When LuLaRoe affiliates were inevitably saddled with a ton of purchased inventory they couldn’t sell, they instead had to contend with ‘a very complex process for initiating a refund‘.

That process essentially saw LuLaRoe defraud affiliates out of refunds.

In April 25, 2017, in response to market saturation and a growing number of “G.O.O.B” or “Going Out of Business” sales, LuLaRoe announced it would be changing its 90% policy to 100%, and committed to paying for return shipping.

LuLaRoe made representations that the revised 100% policy would not go away.

On June 30, 2017, LuLaRoe deceptively posted a “Home Office Update” on LuLaRoe’s online portal “Build,” “This policy does not have an expiration date, nor does it have a required timeframe in which the product should have been purchased in ….”

However, without any advance notice to Consultants, LuLaRoe announced 17 on September 13, 2017, that it would no longer honor its 100% refund policy.

Following the announcement, many retailers who had started the exit process experienced issues with their refunds, including a lack of response to initiating refunds, delays in sending formstacks, miscalculations in the amount of refunds owed (which became known among Consultants as “LuLaMath”), and significantly delayed or non-payment of refunds.

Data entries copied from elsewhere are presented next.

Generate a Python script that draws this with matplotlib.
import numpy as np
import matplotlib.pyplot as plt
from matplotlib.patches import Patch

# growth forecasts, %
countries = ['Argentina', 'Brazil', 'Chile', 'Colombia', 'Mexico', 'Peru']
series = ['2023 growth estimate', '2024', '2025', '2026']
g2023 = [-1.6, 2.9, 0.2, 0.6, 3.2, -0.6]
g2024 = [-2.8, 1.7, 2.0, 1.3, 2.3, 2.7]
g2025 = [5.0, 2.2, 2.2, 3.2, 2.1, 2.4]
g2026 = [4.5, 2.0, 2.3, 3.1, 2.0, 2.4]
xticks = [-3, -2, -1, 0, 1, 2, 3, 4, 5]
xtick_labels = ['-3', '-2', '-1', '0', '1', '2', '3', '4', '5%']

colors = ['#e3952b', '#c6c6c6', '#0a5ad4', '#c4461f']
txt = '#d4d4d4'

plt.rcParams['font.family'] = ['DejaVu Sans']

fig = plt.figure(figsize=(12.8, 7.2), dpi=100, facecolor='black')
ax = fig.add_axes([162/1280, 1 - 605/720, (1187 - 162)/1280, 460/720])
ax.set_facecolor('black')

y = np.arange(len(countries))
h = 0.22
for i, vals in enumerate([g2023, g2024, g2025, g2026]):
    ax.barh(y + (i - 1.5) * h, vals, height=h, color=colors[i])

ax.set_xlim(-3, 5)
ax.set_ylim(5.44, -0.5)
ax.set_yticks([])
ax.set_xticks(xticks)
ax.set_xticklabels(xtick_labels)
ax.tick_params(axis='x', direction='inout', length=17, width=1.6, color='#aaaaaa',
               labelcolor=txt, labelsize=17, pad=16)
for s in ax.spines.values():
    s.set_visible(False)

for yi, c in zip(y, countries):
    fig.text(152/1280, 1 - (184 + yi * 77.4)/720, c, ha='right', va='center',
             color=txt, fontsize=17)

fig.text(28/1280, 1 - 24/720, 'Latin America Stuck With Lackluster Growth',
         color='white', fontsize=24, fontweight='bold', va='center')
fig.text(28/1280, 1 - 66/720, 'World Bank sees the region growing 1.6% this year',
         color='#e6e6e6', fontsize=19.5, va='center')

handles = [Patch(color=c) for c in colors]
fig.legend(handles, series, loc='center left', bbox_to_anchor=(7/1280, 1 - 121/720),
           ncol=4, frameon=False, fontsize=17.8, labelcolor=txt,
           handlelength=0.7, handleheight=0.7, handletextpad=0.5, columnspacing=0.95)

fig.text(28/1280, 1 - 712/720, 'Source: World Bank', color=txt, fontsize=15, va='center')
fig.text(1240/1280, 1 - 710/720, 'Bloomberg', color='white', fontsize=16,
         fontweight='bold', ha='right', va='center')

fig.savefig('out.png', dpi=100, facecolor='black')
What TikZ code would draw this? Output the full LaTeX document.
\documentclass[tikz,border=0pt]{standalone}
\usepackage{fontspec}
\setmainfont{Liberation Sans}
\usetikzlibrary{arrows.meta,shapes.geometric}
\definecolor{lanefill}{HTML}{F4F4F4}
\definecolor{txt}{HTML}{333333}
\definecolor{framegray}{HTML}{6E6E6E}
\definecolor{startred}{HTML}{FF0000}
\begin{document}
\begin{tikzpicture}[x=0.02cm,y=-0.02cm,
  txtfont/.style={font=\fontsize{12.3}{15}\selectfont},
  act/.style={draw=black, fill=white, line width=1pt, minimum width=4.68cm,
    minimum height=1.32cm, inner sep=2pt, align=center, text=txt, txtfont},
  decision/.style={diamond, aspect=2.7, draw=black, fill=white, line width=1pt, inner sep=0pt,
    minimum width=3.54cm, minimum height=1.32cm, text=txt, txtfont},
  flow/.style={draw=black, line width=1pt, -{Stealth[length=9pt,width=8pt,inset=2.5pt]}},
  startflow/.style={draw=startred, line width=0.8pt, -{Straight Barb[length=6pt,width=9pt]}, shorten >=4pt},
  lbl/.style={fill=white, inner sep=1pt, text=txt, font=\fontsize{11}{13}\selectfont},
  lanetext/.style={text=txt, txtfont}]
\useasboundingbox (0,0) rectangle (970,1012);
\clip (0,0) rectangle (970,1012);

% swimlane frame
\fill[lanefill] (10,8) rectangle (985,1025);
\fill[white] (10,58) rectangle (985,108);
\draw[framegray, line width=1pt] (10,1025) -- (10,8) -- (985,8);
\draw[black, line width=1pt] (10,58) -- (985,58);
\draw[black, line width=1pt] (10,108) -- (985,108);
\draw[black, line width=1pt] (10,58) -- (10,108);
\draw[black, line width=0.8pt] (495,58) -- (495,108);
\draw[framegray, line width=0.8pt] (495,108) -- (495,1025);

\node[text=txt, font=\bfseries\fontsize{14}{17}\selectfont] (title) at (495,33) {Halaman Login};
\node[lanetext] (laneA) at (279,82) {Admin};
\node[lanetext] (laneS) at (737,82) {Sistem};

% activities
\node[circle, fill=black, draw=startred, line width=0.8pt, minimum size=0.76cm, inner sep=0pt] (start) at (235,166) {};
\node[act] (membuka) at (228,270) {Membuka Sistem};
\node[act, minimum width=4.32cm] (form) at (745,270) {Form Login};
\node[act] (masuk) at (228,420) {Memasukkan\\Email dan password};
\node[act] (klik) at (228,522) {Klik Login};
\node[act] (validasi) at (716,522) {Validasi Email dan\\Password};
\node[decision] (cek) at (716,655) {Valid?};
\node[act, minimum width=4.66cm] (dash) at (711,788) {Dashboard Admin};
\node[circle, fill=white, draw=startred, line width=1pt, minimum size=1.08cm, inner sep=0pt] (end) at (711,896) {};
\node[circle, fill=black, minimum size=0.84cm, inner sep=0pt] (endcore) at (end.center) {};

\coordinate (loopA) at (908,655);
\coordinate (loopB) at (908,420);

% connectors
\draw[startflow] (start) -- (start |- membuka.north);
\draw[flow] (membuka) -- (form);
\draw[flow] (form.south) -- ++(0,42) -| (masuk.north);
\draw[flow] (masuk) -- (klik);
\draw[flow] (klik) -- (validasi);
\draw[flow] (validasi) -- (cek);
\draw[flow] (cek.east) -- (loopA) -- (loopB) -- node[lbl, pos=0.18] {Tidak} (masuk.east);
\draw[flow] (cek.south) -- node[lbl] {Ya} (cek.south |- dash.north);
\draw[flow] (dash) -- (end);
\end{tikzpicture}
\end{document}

Word spread quickly amongst LuLaRoe Consultants about LuLaRoe’s failure to honor the repurchase policy.

As a result of LuLaRoe’s failure to honor its written repurchase policy, many Consultants who initiated a cancellation did not send in their merchandise because they believed LuLaRoe would not refund them the appropriate amount, if at all.

Others were forced to attempt to mitigate their losses through other means, such as G.O.O.B. sales, consignment thrift shops,
or donating merchandise at a loss.

Many others are still holding onto boxes of unsaleable inventory.

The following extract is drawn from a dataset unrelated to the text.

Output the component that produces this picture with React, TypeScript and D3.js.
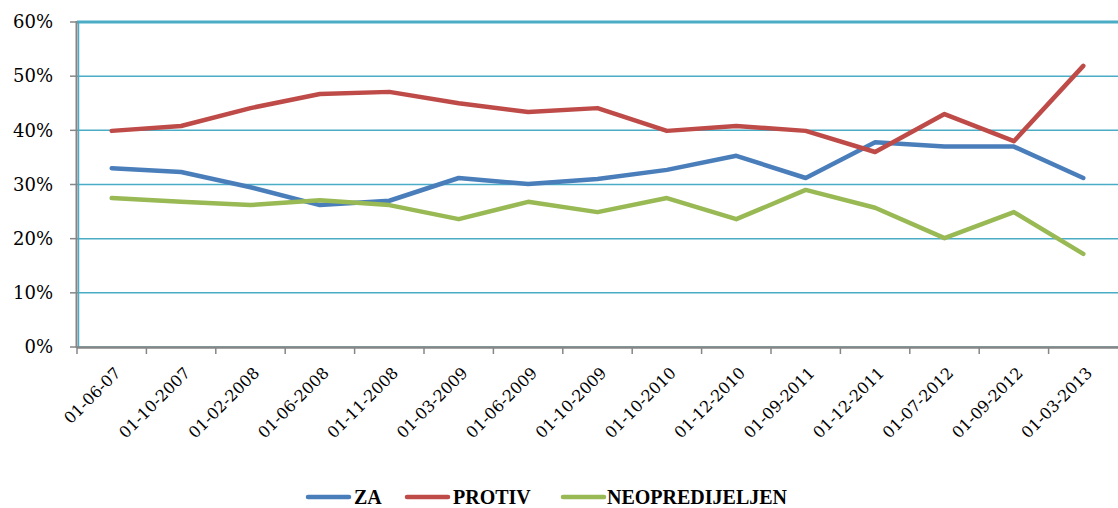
import React from 'react';
import * as d3 from 'd3';

const categories = [
  '01-06-07', '01-10-2007', '01-02-2008', '01-06-2008', '01-11-2008',
  '01-03-2009', '01-06-2009', '01-10-2009', '01-10-2010', '01-12-2010',
  '01-09-2011', '01-12-2011', '01-07-2012', '01-09-2012', '01-03-2013',
];
const za = [33.0, 32.3, 29.5, 26.2, 27.0, 31.2, 30.1, 31.0, 32.7, 35.3, 31.2, 37.8, 37.0, 37.0, 31.2];
const protiv = [39.9, 40.8, 44.1, 46.7, 47.1, 45.0, 43.4, 44.1, 39.9, 40.8, 39.9, 36.0, 43.0, 38.0, 51.9];
const neopredijeljen = [27.5, 26.8, 26.2, 27.1, 26.2, 23.6, 26.8, 24.9, 27.5, 23.6, 29.0, 25.7, 20.1, 24.9, 17.2];
const yTicks = [0, 10, 20, 30, 40, 50, 60];

const series = [
  { name: 'ZA', values: za, color: '#4a7ebb' },
  { name: 'PROTIV', values: protiv, color: '#be4b48' },
  { name: 'NEOPREDIJELJEN', values: neopredijeljen, color: '#98b954' },
];

const W = 1118;
const H = 508;
const left = 77;
const right = 1118;
const top = 22;
const bottom = 347;
const serif = '"DejaVu Serif", serif';
const legendFont = '"Liberation Serif", serif';

export default function App() {
  const x = d3.scaleBand<string>().domain(categories).range([left, right]);
  const y = d3.scaleLinear().domain([0, 60]).range([bottom, top]);
  const line = d3
    .line<number>()
    .x((_, i) => (x(categories[i]) ?? 0) + x.bandwidth() / 2)
    .y((d) => y(d));

  // legend swatch start and text start
  const legendItems = [
    { x: 308, textX: 354 },
    { x: 407, textX: 453 },
    { x: 563, textX: 607 },
  ];
  const legendY = 497;

  return (
    <svg width={W} height={H} style={{ position: 'absolute', left: 0, top: 0 }}>
      <rect width={W} height={H} fill="#fff" />
      {yTicks.map((t) => (
        <g key={t}>
          <line x1={left} x2={right} y1={y(t)} y2={y(t)} stroke="#4bacc6" strokeWidth={t === 60 ? 3 : 1.5} />
          <line x1={70} x2={left} y1={y(t)} y2={y(t)} stroke="#868686" strokeWidth={1.5} />
          <text x={53} y={y(t)} dy="0.35em" textAnchor="end" fontFamily={serif} fontSize={18} fill="#000">
            {t}%
          </text>
        </g>
      ))}
      <line x1={left + 1.5} x2={left + 1.5} y1={top} y2={bottom} stroke="#4bacc6" strokeWidth={1.5} />
      <line x1={left - 0.5} x2={left - 0.5} y1={top - 1} y2={bottom + 1} stroke="#868686" strokeWidth={2} />
      <line x1={left} x2={right} y1={bottom + 0.5} y2={bottom + 0.5} stroke="#868686" strokeWidth={2.5} />
      {categories.map((c) => (
        <line key={c} x1={x(c) ?? 0} x2={x(c) ?? 0} y1={bottom} y2={bottom + 7} stroke="#868686" strokeWidth={1.5} />
      ))}
      {categories.map((c) => {
        const cx = (x(c) ?? 0) + x.bandwidth() / 2 + 10;
        const cy = bottom + 27;
        return (
          <text
            key={c}
            x={cx}
            y={cy}
            textAnchor="end"
            transform={`rotate(-45 ${cx} ${cy})`}
            fontFamily={serif}
            fontSize={16}
            fill="#000"
          >
            {c}
          </text>
        );
      })}
      {series.map((s) => (
        <path
          key={s.name}
          d={line(s.values) ?? ''}
          fill="none"
          stroke={s.color}
          strokeWidth={4.5}
          strokeLinejoin="round"
          strokeLinecap="round"
        />
      ))}
      {series.map((s, i) => (
        <g key={s.name}>
          <line
            x1={legendItems[i].x}
            x2={legendItems[i].x + 41}
            y1={legendY}
            y2={legendY}
            stroke={s.color}
            strokeWidth={4.5}
            strokeLinecap="round"
          />
          <text
            x={legendItems[i].textX}
            y={legendY}
            dy="0.35em"
            fontFamily={legendFont}
            fontSize={20}
            fontWeight="bold"
            fill="#000"
          >
            {s.name}
          </text>
        </g>
      ))}
    </svg>
  );
}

All in all, the Washington AG alleges LuLaRoe’s pyramid scheme caused “harm to Washingtonians and the public interest”.

LuLaRoe’s business model was a pyramid scheme.

The primary business opportunity in the LuLaRoe MLM was its Leadership Bonus Plan, which until July 2017, rewarded compensation solely based on recruiting and inventory purchases.

Further, LuLaRoe’s marketing and sales activities, misleading income and lifestyle claims, emphasis on recruiting and inventory purchases over emphasis on sales to consumers outside the LuLaRoe organization, and inventory loading practices ensured that the primary business opportunity with LuLaRoe was through recruitment.

Defendants market the LuLaRoe MLM as a transformational, empowering opportunity to achieve dreams and achieve financial freedom while providing a flexible and part time alternative to traditional employment.

LuLaRoe’s marketing prominently features testimonials of independent, stylish, affluent women who have it all: a successful career flexibility and time to spend with their children, and a harmonious marriage.

LuLaRoe marketing materials claim that joining the LuLaRoe Program can “change lives”, “build confidence”, and offer Consultants the opportunity to “create freedom, serve others and strengthen families.”

In reality, LuLaRoe’s pyramid scheme business model and compensation plan, and its corresponding marketing activities dictated that during any particular time, a majority of Washington Consultants lost money.

Specific counts cited in the Washington AG’s lawsuit include:

  1. running an illegal pyramid in violation of the Anti-Pyramid Promotional Scheme Act;
  2. making misleading income claims in violation of the Consumer Protection Act;
  3. failing to disclose material terms in violation of the Consumer Protection Act; and
  4. providing affiliates with means and instrumentalities to violate the Consumer Protection Act.

The lawsuit was filed on January 23rd. As at the time of publication LuLaRoe has yet to issue a public response.

Unfortunately this isn’t a case I can track on Pacer, but we’ll do our best to keep you updated on developments.

 

Update 3rd February 2021 – Rather than prove it’s not a pyramid scheme, LuLaRoe has settled the AG’s Office’s lawsuit for $4.75 million.